### What is needed
In this exercise, the entries below include pictures. Repeat exactly the lines from the line with "Generate a LaTeX" to the line with "(246,211.7) rectangle (1045,553.3);", including both, but without the pictures.

Rows from a dataset of charts and code:
⁂

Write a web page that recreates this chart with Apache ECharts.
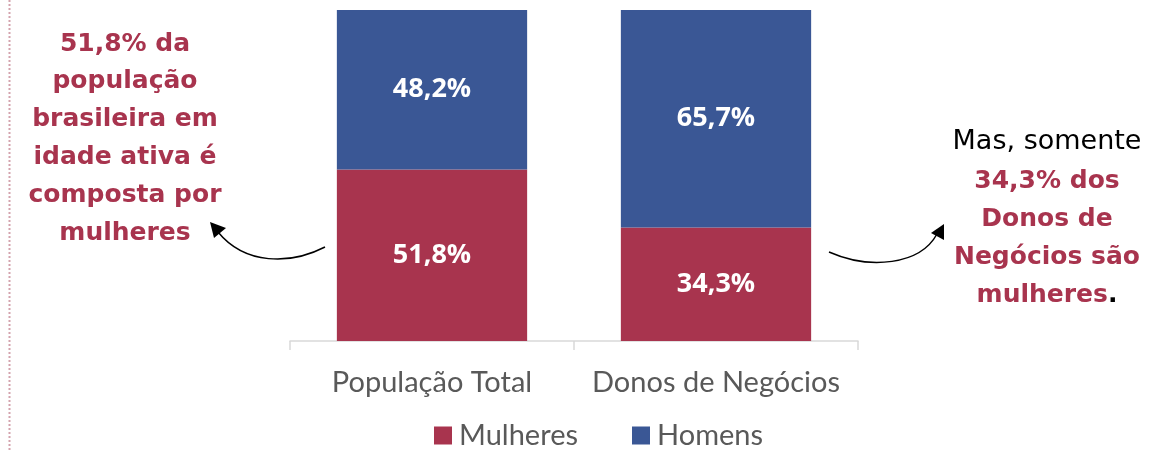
<!DOCTYPE html>
<html>
<head>
<meta charset="utf-8">
<script src="https://cdn.jsdelivr.net/npm/echarts@6/dist/echarts.min.js"></script>
<style>
  html, body { margin: 0; padding: 0; background: #fff; }
  #main { width: 1173px; height: 451px; }
</style>
</head>
<body>
<div id="main"></div>
<script>
// dados do gráfico
var categorias = ['População Total', 'Donos de Negócios'];
var mulheres = [51.8, 34.3];
var homens = [48.2, 65.7];

// textos de anotação
var textoEsquerda = ['51,8% da', 'população', 'brasileira em', 'idade ativa é', 'composta por', 'mulheres'];
var textoDireita = ['34,3% dos', 'Donos de', 'Negócios são'];

var vermelho = '#A8344E';
var azul = '#3A5795';
var fonteNota = '"DejaVu Sans"';

var chart = echarts.init(document.getElementById('main'));

function fmt(p) {
  return p.value.toFixed(1).replace('.', ',') + '%';
}

var graficos = [
  // linha pontilhada à esquerda
  {
    type: 'line',
    shape: { x1: 9.5, y1: 0, x2: 9.5, y2: 451 },
    style: { stroke: '#d4a3ae', lineWidth: 2, lineDash: [2, 2] }
  },
  // seta da esquerda
  {
    type: 'bezierCurve',
    shape: { x1: 325, y1: 247, cpx1: 290, cpy1: 265, cpx2: 245, cpy2: 265, x2: 218, y2: 232 },
    style: { stroke: '#000', lineWidth: 1.5, fill: null }
  },
  {
    type: 'polygon',
    shape: { points: [[210, 222], [226, 228], [214, 238]] },
    style: { fill: '#000' }
  },
  // seta da direita
  {
    type: 'bezierCurve',
    shape: { x1: 829, y1: 252, cpx1: 870, cpy1: 270, cpx2: 920, cpy2: 265, x2: 937, y2: 234 },
    style: { stroke: '#000', lineWidth: 1.5, fill: null }
  },
  {
    type: 'polygon',
    shape: { points: [[944, 224], [944, 240], [931, 233]] },
    style: { fill: '#000' }
  },
  {
    type: 'text',
    style: {
      x: 1047, y: 142, text: 'Mas, somente',
      align: 'center', verticalAlign: 'middle',
      font: '27px ' + fonteNota, fill: '#000'
    }
  },
  {
    type: 'text',
    style: {
      x: 1047, y: 295, text: '{b|mulheres}{p|.}',
      align: 'center', verticalAlign: 'middle',
      rich: {
        b: { font: 'bold 25px ' + fonteNota, fill: vermelho },
        p: { font: 'bold 25px ' + fonteNota, fill: '#000' }
      }
    }
  }
];

textoEsquerda.forEach(function (t, i) {
  graficos.push({
    type: 'text',
    style: {
      x: 125, y: 44 + i * 37.8, text: t,
      align: 'center', verticalAlign: 'middle',
      font: 'bold 25px ' + fonteNota, fill: vermelho
    }
  });
});
textoDireita.forEach(function (t, i) {
  graficos.push({
    type: 'text',
    style: {
      x: 1047, y: 181 + i * 38, text: t,
      align: 'center', verticalAlign: 'middle',
      font: 'bold 25px ' + fonteNota, fill: vermelho
    }
  });
});

var option = {
  animation: false,
  grid: { left: 290, right: 315, top: 10, bottom: 110 },
  legend: {
    top: 416,
    left: 429,
    itemWidth: 18,
    itemHeight: 18,
    itemGap: 54,
    icon: 'rect',
    textStyle: { fontFamily: 'Lato', fontSize: 29, color: '#595959', padding: [0, 0, 0, 2] },
    data: ['Mulheres', 'Homens']
  },
  xAxis: {
    type: 'category',
    data: categorias,
    axisLine: { lineStyle: { color: '#d9d9d9', width: 1.5 } },
    axisTick: { show: true, length: 9, lineStyle: { color: '#d9d9d9', width: 1.5 } },
    axisLabel: { interval: 0, fontFamily: 'Lato', fontSize: 29, color: '#595959', margin: 27 }
  },
  yAxis: {
    type: 'value',
    min: 0,
    max: 100,
    show: false
  },
  series: [
    {
      name: 'Mulheres',
      type: 'bar',
      stack: 'total',
      barWidth: '67%',
      data: mulheres,
      itemStyle: { color: vermelho },
      label: {
        show: true,
        color: '#fff',
        fontFamily: 'Open Sans',
        fontWeight: 'bold',
        fontSize: 27,
        formatter: fmt
      }
    },
    {
      name: 'Homens',
      type: 'bar',
      stack: 'total',
      data: homens,
      itemStyle: { color: azul },
      label: {
        show: true,
        color: '#fff',
        fontFamily: 'Open Sans',
        fontWeight: 'bold',
        fontSize: 27,
        formatter: fmt
      }
    }
  ],
  graphic: graficos
};

chart.setOption(option);
</script>
</body>
</html>
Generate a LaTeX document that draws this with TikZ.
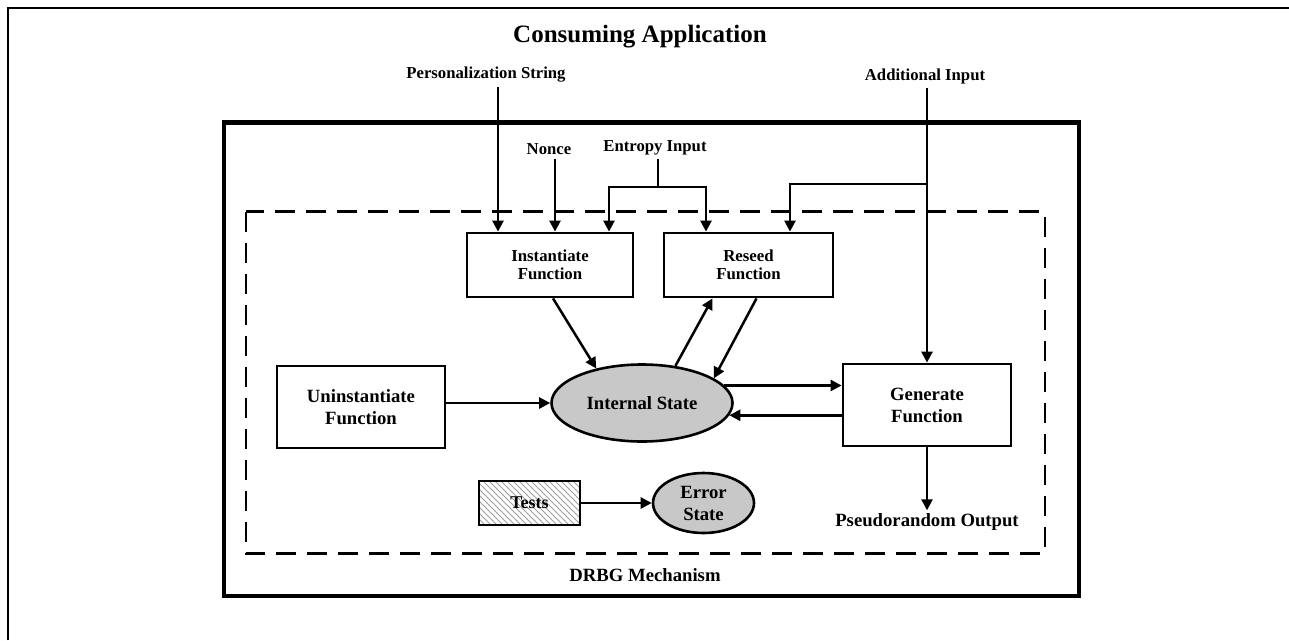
\documentclass[tikz,border=0pt]{standalone}
\usepackage{fontspec}
\setmainfont{Liberation Serif}
\usetikzlibrary{arrows.meta,shapes.geometric}
\definecolor{stategray}{RGB}{200,200,200}
\begin{document}
\begin{tikzpicture}[x=1pt,y=-1pt,
  arr/.style={-{Triangle[length=11pt,width=11pt]}, line width=2.5pt},
  ln/.style={line width=2.5pt},
  fbox/.style={draw, line width=2.8pt, align=center, font=\bfseries\fontsize{18.7}{22}\selectfont, inner sep=0pt},
  sbox/.style={draw, line width=2.8pt, align=center, font=\bfseries\fontsize{16.8}{17.5}\selectfont, inner sep=0pt},
  lbl/.style={font=\bfseries\fontsize{16.7}{20}\selectfont, inner sep=4pt},
  blbl/.style={font=\bfseries\fontsize{18.7}{22}\selectfont, inner sep=3pt},
  st/.style={ellipse, draw, line width=2.6pt, fill=stategray, align=center, font=\bfseries\fontsize{18.7}{22}\selectfont, inner sep=0pt}
]
\useasboundingbox (0,0) rectangle (1289,640);
% frames
\draw[line width=2pt] (8,640) -- (8,7.7) -- (1289,7.7);
\draw[line width=4.5pt] (224,122.7) rectangle (1079,596);
\draw[line width=2.5pt, dash pattern=on 20pt off 11pt] (246,211.7) rectangle (1045,553.3);

% labels
\node[font=\bfseries\fontsize{25}{30}\selectfont] (ca) at (640,37) {Consuming Application};
\node[lbl] (ps) at (486,75) {Personalization String};
\node[lbl] (nonce) at (549,149) {Nonce};
\node[lbl] (ent) at (655,148) {Entropy Input};
\node[lbl] (add) at (925,76) {Additional Input};
\node[blbl] (drbg) at (645,575) {DRBG Mechanism};
\node[blbl] (out) at (927,522) {Pseudorandom Output};

% boxes
\node[sbox, minimum width=166pt, minimum height=64pt] (inst) at (550,265) {Instantiate\\Function};
\node[sbox, minimum width=169pt, minimum height=64pt] (res) at (748.5,265) {Reseed\\Function};
\node[fbox, minimum width=168pt, minimum height=82pt] (un) at (361,407) {Uninstantiate\\Function};
\node[fbox, minimum width=168pt, minimum height=82pt] (gen) at (927,405) {Generate\\Function};
\node[st, minimum width=181pt, minimum height=77pt] (ist) at (642,403) {Internal State};
\node[st, minimum width=101pt, minimum height=60pt] (err) at (703.5,503) {Error\\State};
\node[draw, line width=2.8pt, minimum width=101pt, minimum height=44pt, inner sep=0pt,
  font=\bfseries\fontsize{18}{22}\selectfont,
  path picture={\foreach \i in {-50,-44,...,110} \draw[gray!75, line width=1pt] ([xshift=\i pt]path picture bounding box.north west) -- ++(50pt,-50pt);}] (tests) at (529.5,503) {Tests};

% inputs
\coordinate (p1) at (498,233);
\coordinate (n1) at (555,233);
\coordinate (ej) at (658,187);
\coordinate (e1) at (609,187);
\coordinate (e2) at (706,187);
\coordinate (a1) at (927,184);
\coordinate (a2) at (790,184);
\draw[arr] (ps.south -| p1) -- (p1 |- inst.north);
\draw[arr] (nonce.south -| n1) -- (n1 |- inst.north);
\draw[ln] (ent.south -| ej) -- (ej);
\draw[{Triangle[length=11pt,width=11pt]}-{Triangle[length=11pt,width=11pt]}, line width=2.5pt] (e1 |- inst.north) -- (e1) -- (e2) -- (e2 |- res.north);
\draw[arr] (add.south -| gen.north) -- (gen.north);
\draw[arr] (a1) -- (a2) -- (a2 |- res.north);

% internal connections
\draw[arr] ([xshift=3pt]inst.south) -- (ist.143);
\draw[arr] (ist.48) -- ([xshift=-36pt]res.south);
\draw[arr] ([xshift=8pt]res.south) -- (ist.19);
\draw[arr] (un.east |- ist.west) -- (ist.west);
\draw[arr] (ist.12) -- (ist.12 -| gen.west);
\draw[arr] (ist.-8 -| gen.west) -- (ist.-8);
\draw[arr] (gen.south) -- (out.north);
\draw[arr] (tests.east) -- (err.west);
\end{tikzpicture}
\end{document}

⁂

### Exercise solution
Generate a LaTeX document that draws this with TikZ.
\documentclass[tikz,border=0pt]{standalone}
\usepackage{fontspec}
\setmainfont{Liberation Serif}
\usetikzlibrary{arrows.meta,shapes.geometric}
\definecolor{stategray}{RGB}{200,200,200}
\begin{document}
\begin{tikzpicture}[x=1pt,y=-1pt,
  arr/.style={-{Triangle[length=11pt,width=11pt]}, line width=2.5pt},
  ln/.style={line width=2.5pt},
  fbox/.style={draw, line width=2.8pt, align=center, font=\bfseries\fontsize{18.7}{22}\selectfont, inner sep=0pt},
  sbox/.style={draw, line width=2.8pt, align=center, font=\bfseries\fontsize{16.8}{17.5}\selectfont, inner sep=0pt},
  lbl/.style={font=\bfseries\fontsize{16.7}{20}\selectfont, inner sep=4pt},
  blbl/.style={font=\bfseries\fontsize{18.7}{22}\selectfont, inner sep=3pt},
  st/.style={ellipse, draw, line width=2.6pt, fill=stategray, align=center, font=\bfseries\fontsize{18.7}{22}\selectfont, inner sep=0pt}
]
\useasboundingbox (0,0) rectangle (1289,640);
% frames
\draw[line width=2pt] (8,640) -- (8,7.7) -- (1289,7.7);
\draw[line width=4.5pt] (224,122.7) rectangle (1079,596);
\draw[line width=2.5pt, dash pattern=on 20pt off 11pt] (246,211.7) rectangle (1045,553.3);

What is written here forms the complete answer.